Wednesday, May 4, 2011

The perils of development assistance

Once your pie maker learned about William Easterly's work, he found a humanitarian expression of the ideas expressed by Hayek and other classical liberals. It comes down to this central thesis: it is difficult or impossible to genuinely help people without getting to know them well. As often as not, feeding one's self while getting to know them well requires that the potential benefactor get some economic benefit from the target population.

People respond imperfectly to any set of incentives, and so any bureaucratic approach to development aid, foreign or domestic, must be able to absorb substantial uncertainty about eligibility, duration and cost. If the goal is to cause a substantial change in the recipients lives, by definition the goal of most poverty alleviation programs, the uncertainty grows with the success of the program. As a result, program sponsors and administrators tend suffer a fair amount of bureaucratic paralysis because the penalty for a small program being late is minor (from the aid deliverer's perspective), while being wrong about the impacts of the program is often fatal.

Organizations that are extremely hierarchical, such as military forces, handle this uncertainty by declaring a qualified person, singular, to be the decision maker with both the responsibility and authority to seek the desired ends. Decentralized organizations such as markets do a very good job of allocating resources if specific conditions about information distribution and scarcity are true, and these are often enforced by the apparatus of a nation-state. Develop aid organizations fall into a middle ground, making them very frustrating to deal with, and possibly irrelevant.

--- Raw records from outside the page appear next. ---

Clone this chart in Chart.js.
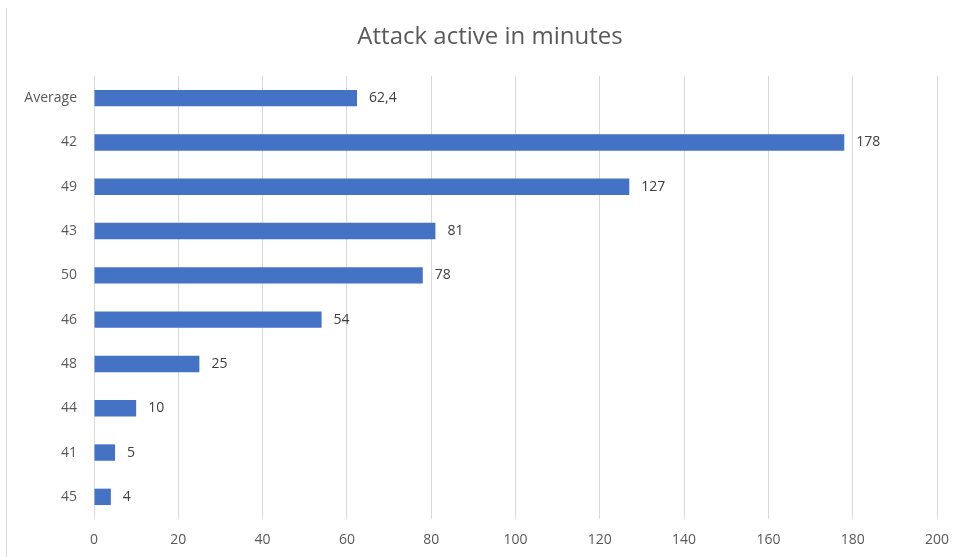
<!DOCTYPE html>
<html>
<head>
<meta charset="utf-8">
<script src="https://cdn.jsdelivr.net/npm/chart.js@4.4.1/dist/chart.umd.min.js"></script>
<style>
  html, body { margin: 0; padding: 0; background: #fff; }
  #wrap { position: relative; width: 966px; height: 557px; }
  #frame { position: absolute; left: 6px; top: 8px; bottom: 0; border-left: 1px solid #d9d9d9; }
</style>
</head>
<body>
<div id="wrap">
  <div id="frame"></div>
  <canvas id="attackChart" width="966" height="557"></canvas>
</div>
<script>
let chartTitle = 'Attack active in minutes';
let categories = ['Average', '42', '49', '43', '50', '46', '48', '44', '41', '45'];
let minutes = [62.4, 178, 127, 81, 78, 54, 25, 10, 5, 4];
let valueLabels = ['62,4', '178', '127', '81', '78', '54', '25', '10', '5', '4'];
let xTicks = [0, 20, 40, 60, 80, 100, 120, 140, 160, 180, 200];

const FONT = "'Open Sans', sans-serif";

// title drawn by hand so it can sit a bit left of the plot centre
const titlePlugin = {
    id: 'titleText',
    afterDraw(chart) {
        const ctx = chart.ctx;
        ctx.save();
        ctx.font = '24px ' + FONT;
        ctx.fillStyle = '#595959';
        ctx.textAlign = 'center';
        ctx.textBaseline = 'middle';
        ctx.fillText(chartTitle, 490, 37);
        ctx.restore();
    }
};

// numbers to the right of each bar
const barValues = {
    id: 'barValues',
    afterDatasetsDraw(chart) {
        const ctx = chart.ctx;
        const meta = chart.getDatasetMeta(0);
        ctx.save();
        ctx.font = '14px ' + FONT;
        ctx.fillStyle = '#404040';
        ctx.textAlign = 'left';
        ctx.textBaseline = 'middle';
        meta.data.forEach((bar, i) => {
            ctx.fillText(valueLabels[i], bar.x + 12, bar.y);
        });
        ctx.restore();
    }
};

var data = {
    labels: categories,
    datasets: [{
        label: chartTitle,
        data: minutes,
        backgroundColor: '#4472C4',
        borderWidth: 0,
        categoryPercentage: 1,
        barPercentage: 0.37
    }]
};

var config = {
    type: 'bar',
    data,
    options: {
        indexAxis: 'y',
        responsive: false,
        animation: false,
        layout: { padding: { top: 76, right: 29, left: 0, bottom: 0 } },
        plugins: {
            legend: { display: false },
            title: { display: false },
            tooltip: { enabled: false }
        },
        scales: {
            x: {
                min: 0,
                max: 200,
                afterBuildTicks: (axis) => { axis.ticks = xTicks.map(v => ({ value: v })); },
                afterFit: (axis) => { axis.height = 38; },
                grid: { color: '#d9d9d9', drawTicks: false },
                border: { display: false },
                ticks: { color: '#595959', font: { family: FONT, size: 14 }, padding: 13 }
            },
            y: {
                afterFit: (axis) => { axis.width = 94; },
                grid: { display: false, drawTicks: false },
                border: { display: false },
                ticks: { color: '#595959', font: { family: FONT, size: 14 }, padding: 17 }
            }
        }
    },
    plugins: [titlePlugin, barValues]
};

const attackChart = new Chart(document.getElementById('attackChart'), config);
</script>
</body>
</html>
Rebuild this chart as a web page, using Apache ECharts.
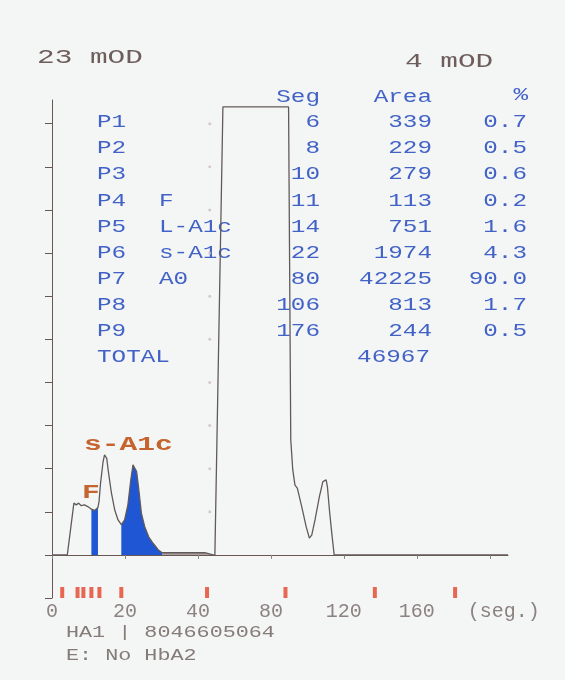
<!DOCTYPE html>
<html lang="en">
<head>
<meta charset="UTF-8">
<title>HbA1c chromatogram</title>
<script src="https://cdn.jsdelivr.net/npm/echarts@6.0.0/dist/echarts.min.js"></script>
<style>
  html, body { margin: 0; padding: 0; background: #f4f6f6; }
  #chart { width: 565px; height: 680px; }
</style>
</head>
<body>
<div id="chart"></div>
<script>
// peak table
const peakIds = ['P1', 'P2', 'P3', 'P4', 'P5', 'P6', 'P7', 'P8', 'P9'];
const peakNames = ['', '', '', 'F', 'L-A1c', 's-A1c', 'A0', '', ''];
const peakSegs = [6, 8, 10, 11, 14, 22, 80, 106, 176];
const peakAreas = [339, 229, 279, 113, 751, 1974, 42225, 813, 244];
const peakPcts = ['0.7', '0.5', '0.6', '0.2', '1.6', '4.3', '90.0', '1.7', '0.5'];
const totalArea = 46967;

// trace (x in seg., y in tick units)
const traceSeg = [0, 4.2, 6.0, 6.65, 7.3, 8.0, 8.9, 9.8, 10.3, 10.8,
  11.7, 12.6, 12.9, 13.3, 14.0, 14.4, 15.0, 15.5, 16.3, 17.2,
  18.1, 19.0, 19.9, 20.8, 21.6, 22.2, 22.7, 23.2, 23.8, 24.5,
  25.4, 26.5, 27.7, 29.1, 30.2, 36.4, 43.8, 48.2, 49.3, 53.7,
  89.7, 90.9, 92.0, 93.2, 94.5, 96.9, 99.3, 101.1, 102.4, 104.2,
  106.6, 108.5, 110.3, 111.0, 112.1, 113.4, 114.7, 210];
const traceOD = [0, 0, 1.20, 1.16, 1.20, 1.14, 1.16, 1.12, 1.16, 1.06,
  1.03, 1.10, 1.24, 1.66, 2.16, 2.32, 2.24, 1.90, 1.43, 1.04,
  0.81, 0.70, 0.81, 1.16, 1.74, 2.09, 2.13, 1.93, 1.51, 0.97,
  0.66, 0.42, 0.27, 0.12, 0.05, 0.05, 0.05, 0, 0, 10.39,
  10.39, 2.67, 1.97, 1.62, 1.55, 1.12, 0.66, 0.39, 0.46, 0.81,
  1.35, 1.70, 1.74, 1.58, 1.04, 0.50, 0, 0];

const fRange = [10.8, 12.6];
const sA1cRange = [19.0, 30.2];
const tailRange = [30.2, 48.2];

const markerSegs = [2.8, 7.0, 8.6, 10.8, 13.0, 19.0, 45, 88, 137, 181];
const dotSeg = 46.5;
const dotLevels = [1, 2, 3, 4, 5, 6, 7, 8, 9, 10];

const xTickLabels = [0, 20, 40, 80, 120, 160];
const xUnitLabel = '(seg.)';
const yTicks = [-1, 0, 1, 2, 3, 4, 5, 6, 7, 8, 9, 10];

// the printer draws 0-40 seg at double width
const toAxis = s => s <= 40 ? s : 40 + (s - 40) / 2;

const tracePts = traceSeg.map((s, i) => [toAxis(s), traceOD[i]]);
function part(r) {
    return traceSeg.map((s, i) => [s, traceOD[i]])
        .filter(p => p[0] >= r[0] && p[0] <= r[1])
        .map(p => [toAxis(p[0]), p[1]]);
}

const MONO = '"Liberation Mono", "DejaVu Sans Mono", monospace';
function txt(str, x, y, o) {
    return {
        type: 'text', x: x, y: y, scaleX: o.sx || 1, silent: true,
        style: {
            text: str,
            font: (o.bold ? 'bold ' : '') + o.size + 'px ' + MONO,
            fill: o.color,
            align: o.align || 'left', textAlign: o.align || 'left',
            verticalAlign: 'middle', textVerticalAlign: 'middle'
        }
    };
}

const BLUE = '#4262c6';
const tbl = { size: 18, sx: 1.35, color: BLUE };
const graphics = [
    txt('23 mOD', 37, 57, { size: 21, sx: 1.4, color: '#6d5d5b' }),
    txt('4 mOD', 405, 61, { size: 21, sx: 1.4, color: '#6d5d5b' }),
    txt('Seg', 320, 97, Object.assign({ align: 'right' }, tbl)),
    txt('Area', 432, 97, Object.assign({ align: 'right' }, tbl)),
    txt('%', 528, 95, Object.assign({ align: 'right' }, tbl)),
    txt('s-A1c', 84, 445, { size: 20, sx: 1.48, bold: true, color: '#c5642e' }),
    txt('F', 82, 493, { size: 20, sx: 1.48, bold: true, color: '#c5642e' }),
    txt('HA1 | 8046605064', 66, 633, { size: 16, sx: 1.36, color: '#857b79' }),
    txt('E: No HbA2', 66, 656, { size: 16, sx: 1.36, color: '#857b79' })
];
peakIds.forEach((id, i) => {
    const y = 122.5 + 26.1 * i;
    graphics.push(txt(id, 97, y, tbl));
    if (peakNames[i]) graphics.push(txt(peakNames[i], 159, y, tbl));
    graphics.push(txt(String(peakSegs[i]), 320, y, Object.assign({ align: 'right' }, tbl)));
    graphics.push(txt(String(peakAreas[i]), 432, y, Object.assign({ align: 'right' }, tbl)));
    graphics.push(txt(peakPcts[i], 527, y, Object.assign({ align: 'right' }, tbl)));
});
graphics.push(txt('TOTAL', 97, 122.5 + 26.1 * 9, tbl));
graphics.push(txt(String(totalArea), 430, 122.5 + 26.1 * 9, Object.assign({ align: 'right' }, tbl)));

const AXIS = '#6b5752';
const chart = echarts.init(document.getElementById('chart'));
chart.setOption({
    animation: false,
    backgroundColor: '#f4f6f6',
    grid: { left: 52, right: 57, top: 100, bottom: 82 },
    xAxis: {
        type: 'value', min: 0, max: 125,
        axisLine: { lineStyle: { color: AXIS, width: 1 } },
        axisTick: { show: true, length: 4, lineStyle: { color: '#8c8280' },
            customValues: [0, 20, 40, 60, 80, 100, 120] },
        splitLine: { show: false },
        axisLabel: {
            customValues: [0, 20, 40, 60, 80, 100, 120],
            margin: 4,
            color: '#8c8280', fontSize: 20, fontFamily: MONO,
            formatter: v => {
                const i = Math.round(v / 20);
                return i < xTickLabels.length ? String(xTickLabels[i]) : '{u|' + xUnitLabel + '}';
            },
            rich: { u: { padding: [0, 0, 0, 28], color: '#8c8280', fontSize: 20, fontFamily: MONO } }
        }
    },
    yAxis: {
        type: 'value', min: -1, max: 10.55,
        axisLine: { show: true, lineStyle: { color: AXIS, width: 1 } },
        axisTick: { show: true, length: 7, lineStyle: { color: AXIS }, customValues: yTicks },
        axisLabel: { show: false },
        splitLine: { show: false }
    },
    graphic: graphics,
    series: [
        {
            type: 'line', data: part(fRange), symbol: 'none', silent: true, z: 2,
            lineStyle: { width: 0 }, areaStyle: { color: '#1f56d4', opacity: 1 }
        },
        {
            type: 'line', data: part(sA1cRange), symbol: 'none', silent: true, z: 2,
            lineStyle: { width: 0 }, areaStyle: { color: '#1f56d4', opacity: 1 }
        },
        {
            type: 'line', data: part(tailRange), symbol: 'none', silent: true, z: 2,
            lineStyle: { width: 0 }, areaStyle: { color: '#aaa2a2', opacity: 1 }
        },
        {
            type: 'line', data: tracePts, symbol: 'none', silent: true, z: 3,
            lineStyle: { color: '#625a58', width: 1.3 }
        },
        {
            type: 'scatter', data: dotLevels.map(v => [toAxis(dotSeg), v]),
            symbolSize: 3, silent: true, itemStyle: { color: '#cdbebe' }
        },
        {
            type: 'scatter', data: markerSegs.map(s => [toAxis(s), -1]),
            symbol: 'rect', symbolSize: [4, 11], symbolOffset: [0, -5.5],
            silent: true, clip: false, itemStyle: { color: '#e4432b' }
        }
    ]
});
</script>
</body>
</html>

This is an over-simplified version of a very complicated story, for which your pie maker highly recommends reading Reinventing Foreign Aid and The Economist magazine. However, one thing he has often found to be true is that the best way to really screw things up is to try help selflessly, but ignorantly. If you can't make what you believe come true (generally by force) or gracefully be wrong more often than not (markets seek the "least wrong" solution), then the best you can hope is that the situation you're trying to effect will remain static long enough for you to learn how to understand it.